The Problem Explained
The URL we will invoke is http://ipadress:8080/createdeadlock
. The code being invoked is the following:
@RequestMapping("/createdeadlock") public void createDeadlock() { Object lock1 = new Object(); Object lock2 = new Object(); taskExecutor.execute(() -> { synchronized (lock1) { String threadName = Thread.currentThread().getName(); System.out.println(threadName + " acquired lock on Lock1"); try { Thread.sleep(10000); } catch (InterruptedException e) { e.printStackTrace(); } synchronized(lock2) { System.out.println(threadName + " acquired lock on Lock2"); } } }); taskExecutor.execute(() -> { synchronized (lock2) { String threadName = Thread.currentThread().getName(); System.out.println(threadName + " acquired lock on Lock2"); try { Thread.sleep(10000); } catch (InterruptedException e) { e.printStackTrace(); } synchronized(lock1) { System.out.println(threadName + " acquired lock on Lock1"); } } }); }
After invoking the URL, two threads are started. One thread is acquiring a lock on object lock1
and the other on object lock2
. After 10 seconds, the first thread tries to acquire a lock on object lock2
and the second thread tries to acquire a lock on object lock1
. This will cause a deadlock, both threads are waiting on each other but never releasing the lock on the other object.
Start the Problem
Run the application with the following command:
java -jar myperformanceplanet-0.0.1-SNAPSHOT.jar
After successful start of the application, invoke the following URL to create the deadlock: http://ipaddress:8080/createdeadlock
In the console logging, the following lines are printed, showing us that the deadlock has occurred:
MyTaskExecutor-1 acquired lock on Lock1 MyTaskExecutor-2 acquired lock on Lock2
Invoking the URL again, does not print any statements in the logging anymore since the deadlock of the previous invocation is still going on. This means that we have simulated another kind of performance issue now: new invocations of the URL will actually do nothing.

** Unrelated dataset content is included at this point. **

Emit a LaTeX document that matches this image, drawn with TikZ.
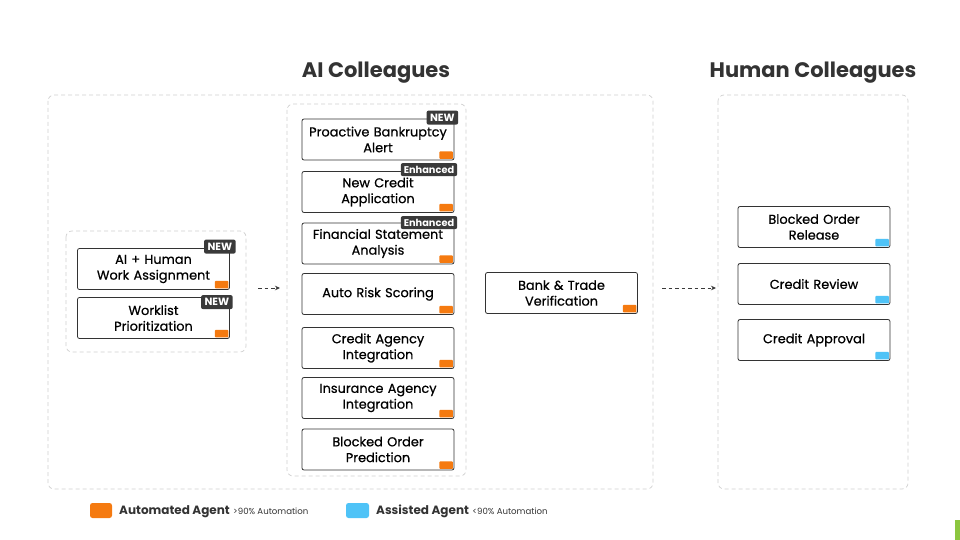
\documentclass[tikz,border=0pt]{standalone}
\usepackage{fontspec}
\setmainfont{Poppins}
\newfontfamily\popmed{Poppins}[FakeBold=0.6]
\usetikzlibrary{calc,arrows.meta}
\definecolor{agorange}{HTML}{F57A10}
\definecolor{agblue}{HTML}{4FC3F7}
\definecolor{tagdark}{HTML}{3A3A3A}
\definecolor{boxline}{HTML}{333333}
\definecolor{dashgray}{HTML}{D0D0D0}
\definecolor{titlegray}{HTML}{333333}
\definecolor{barGreen}{HTML}{8CC63F}
\tikzset{
  task/.style={draw=boxline, line width=0.8pt, rounded corners=2pt, fill=white,
    minimum width=152pt, minimum height=41pt, text width=146pt, inner sep=2pt,
    align=center, font=\popmed\fontsize{12.9}{15.8}\selectfont, text=black},
  group/.style={draw=dashgray, line width=0.7pt, dash pattern=on 4pt off 3pt, rounded corners=6pt},
  tagbox/.style={fill=tagdark, rounded corners=2pt, text=white, inner xsep=3.5pt, inner ysep=0pt,
    minimum height=14pt, anchor=east, font=\bfseries\fontsize{10.5}{11}\selectfont},
  enh/.style={tagbox, font=\bfseries\fontsize{9.8}{10}\selectfont, minimum height=13pt, inner xsep=3pt},
  conn/.style={draw=tagdark, line width=0.8pt, dash pattern=on 3.5pt off 3pt, -{Stealth[length=5pt,width=4.5pt]}},
  titletext/.style={font=\bfseries\fontsize{21}{25}\selectfont, text=titlegray},
}
\newcommand{\oflag}[2]{\fill[#2, rounded corners=0.8pt] ($(#1.south east)+(-1.5,-1.5)$) rectangle ($(#1.south east)+(-15,-9)$);}
\begin{document}
\begin{tikzpicture}[x=1pt,y=-1pt]
\useasboundingbox (0,0) rectangle (960,540);
% titles
\node[titletext] (t1) at (376,72.5) {AI Colleagues};
\node[titletext] (t2) at (813,72.5) {Human Colleagues};
% groups
\draw[group] (48,95) rectangle (653,489);
\draw[group] (718,95) rectangle (908,489);
\coordinate (aibE) at (653,288);
\coordinate (humW) at (718,288);
\draw[group] (66,231) rectangle (246,352);
\coordinate (lbE) at (246,288);
\draw[group] (287,104) rectangle (466,476);
\coordinate (mbW) at (287,288);
% left nodes
\node[task] (l1) at (153.5,269) {AI + Human\\Work Assignment};
\node[task] (l2) at (153.5,318) {Worklist\\Prioritization};
\oflag{l1}{agorange}\oflag{l2}{agorange}
\node[tagbox] (l1t) at ($(l1.north east)+(6,-1.5)$) {NEW};
\node[tagbox] (l2t) at ($(l2.north east)+(3,5)$) {NEW};
% middle nodes
\node[task] (m1) at (378,139.5) {Proactive Bankruptcy\\Alert};
\node[task] (m2) at (378,192) {New Credit\\Application};
\node[task] (m3) at (378,243.5) {Financial Statement\\Analysis};
\node[task] (m4) at (378,294) {Auto Risk Scoring};
\node[task] (m5) at (378,348) {Credit Agency\\Integration};
\node[task] (m6) at (378,398) {Insurance Agency\\Integration};
\node[task] (m7) at (378,449.5) {Blocked Order\\Prediction};
\foreach \n in {m1,m2,m3,m4,m5,m6,m7} {\oflag{\n}{agorange}}
\node[tagbox] (m1t) at ($(m1.north east)+(4,-1)$) {NEW};
\node[enh] (m2t) at ($(m2.north east)+(3,-1.5)$) {Enhanced};
\node[enh] (m3t) at ($(m3.north east)+(3,0)$) {Enhanced};
% bank
\node[task] (b1) at (561.5,293) {Bank \& Trade\\Verification};
\oflag{b1}{agorange}
% human nodes
\node[task] (h1) at (814,227) {Blocked Order\\Release};
\node[task] (h2) at (814,284) {Credit Review};
\node[task] (h3) at (814,340) {Credit Approval};
\foreach \n in {h1,h2,h3} {\oflag{\n}{agblue}}
% connectors
\draw[conn] ($(lbE)+(12,0)$) -- ($(mbW)+(-7,0)$);
\draw[conn] ($(aibE)+(9,0)$) -- ($(humW)+(-2,0)$);
% legend
\fill[agorange, rounded corners=2.5pt] (90,503) rectangle (112,518);
\node[anchor=west, inner sep=0pt, font=\bfseries\fontsize{12}{14}\selectfont, text=titlegray] (lg1) at (119,511.5) {Automated Agent};
\node[anchor=base west, inner sep=0pt, font=\fontsize{8.6}{10}\selectfont, text=titlegray] (lg1b) at ($(lg1.base east)+(3,0)$) {>90\% Automation};
\fill[agblue, rounded corners=2.5pt] (346,503) rectangle (369,518);
\node[anchor=west, inner sep=0pt, font=\bfseries\fontsize{12}{14}\selectfont, text=titlegray] (lg2) at (376,511.5) {Assisted Agent};
\node[anchor=base west, inner sep=0pt, font=\fontsize{8.6}{10}\selectfont, text=titlegray] (lg2b) at ($(lg2.base east)+(3,0)$) {<90\% Automation};
% corner bar
\fill[barGreen] (955,520) rectangle (960,540);
\end{tikzpicture}
\end{document}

Kernel Dominant or User Dominant?
First thing to check according to PDM is the CPU usage with vmstat 5
, the output is:
$ vmstat 5 procs -----------memory---------- ---swap-- -----io---- -system-- ------cpu----- r b swpd free buff cache si so bi bo in cs us sy id wa st 0 0 33292 849260 21276 433996 0 1 82 149 20 1214 20 3 75 2 0 0 0 33292 849384 21284 434040 0 0 3 13 19 1622 23 4 72 1 0 2 0 33292 854960 21292 434896 0 0 172 12 19 751 11 2 83 3 0 0 0 33292 855500 21292 434912 0 0 3 0 19 572 8 2 90 1 0
We notice that our user and system CPU usage is very low. This means that our problem is situated in the no dominator section.
Check on Waiting Threads
No dominator means that some thread is probably waiting for an external system or a deadlock has occurred. We return to VisualVM to help us analyzing this issue. We take a look at the Threads tab.

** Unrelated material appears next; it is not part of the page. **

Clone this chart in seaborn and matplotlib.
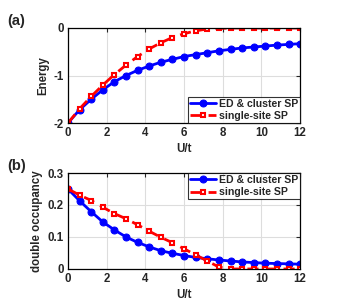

VisualVM has already detected the deadlock. The Thread Dump shows us the following:
"MyTaskExecutor-1" #33 prio=5 os_prio=0 cpu=60,04ms elapsed=972,20s tid=0x00007ff7a811b800 nid=0x5657 waiting for monitor entry [0x00007ff7b22c5000] java.lang.Thread.State: BLOCKED (on object monitor) at com.mydeveloperplanet.myperformanceplanet.PerformanceController.lambda$createDeadlock$2(PerformanceController.java:110) - waiting to lock <0x00000000ec5d7370> (a java.lang.Object) - locked <0x00000000ec5d7380> (a java.lang.Object) at com.mydeveloperplanet.myperformanceplanet.PerformanceController$$Lambda$410/0x0000000100509840.run(Unknown Source) at java.util.concurrent.ThreadPoolExecutor.runWorker(java.base@11.0.1/ThreadPoolExecutor.java:1128) at java.util.concurrent.ThreadPoolExecutor$Worker.run(java.base@11.0.1/ThreadPoolExecutor.java:628) at java.lang.Thread.run(java.base@11.0.1/Thread.java:834) Locked ownable synchronizers: - <0x00000000ec5d73c0> (a java.util.concurrent.ThreadPoolExecutor$Worker) "MyTaskExecutor-2" #34 prio=5 os_prio=0 cpu=55,56ms elapsed=972,20s tid=0x00007ff7a8117800 nid=0x5658 waiting for monitor entry [0x00007ff7b33d1000] java.lang.Thread.State: BLOCKED (on object monitor) at com.mydeveloperplanet.myperformanceplanet.PerformanceController.lambda$createDeadlock$3(PerformanceController.java:127) - waiting to lock <0x00000000ec5d7380> (a java.lang.Object) - locked <0x00000000ec5d7370> (a java.lang.Object) at com.mydeveloperplanet.myperformanceplanet.PerformanceController$$Lambda$411/0x0000000100509c40.run(Unknown Source) at java.util.concurrent.ThreadPoolExecutor.runWorker(java.base@11.0.1/ThreadPoolExecutor.java:1128) at java.util.concurrent.ThreadPoolExecutor$Worker.run(java.base@11.0.1/ThreadPoolExecutor.java:628) at java.lang.Thread.run(java.base@11.0.1/Thread.java:834) Locked ownable synchronizers: - <0x00000000ec5d7598> (a java.util.concurrent.ThreadPoolExecutor$Worker)
This gives us the information that both threads are blocked and also gives us the location where the lock occurs.
Conclusion
Does the PDM help us in order to detect a deadlock? The answer is yes. Again, this was a simple example, but following the PDM scheme, we were able to detect the deadlock and that was exactly what we wanted to verify.
Summary
Our goal in this second part of the post was to verify whether the PDM can work by using some simple performance examples. Following the PDM, we were able to detect the cause of the problems. Of course, applying the methodology in a real world situation will be more difficult, but with these examples we were able to get acquainted with the tooling and the methodology.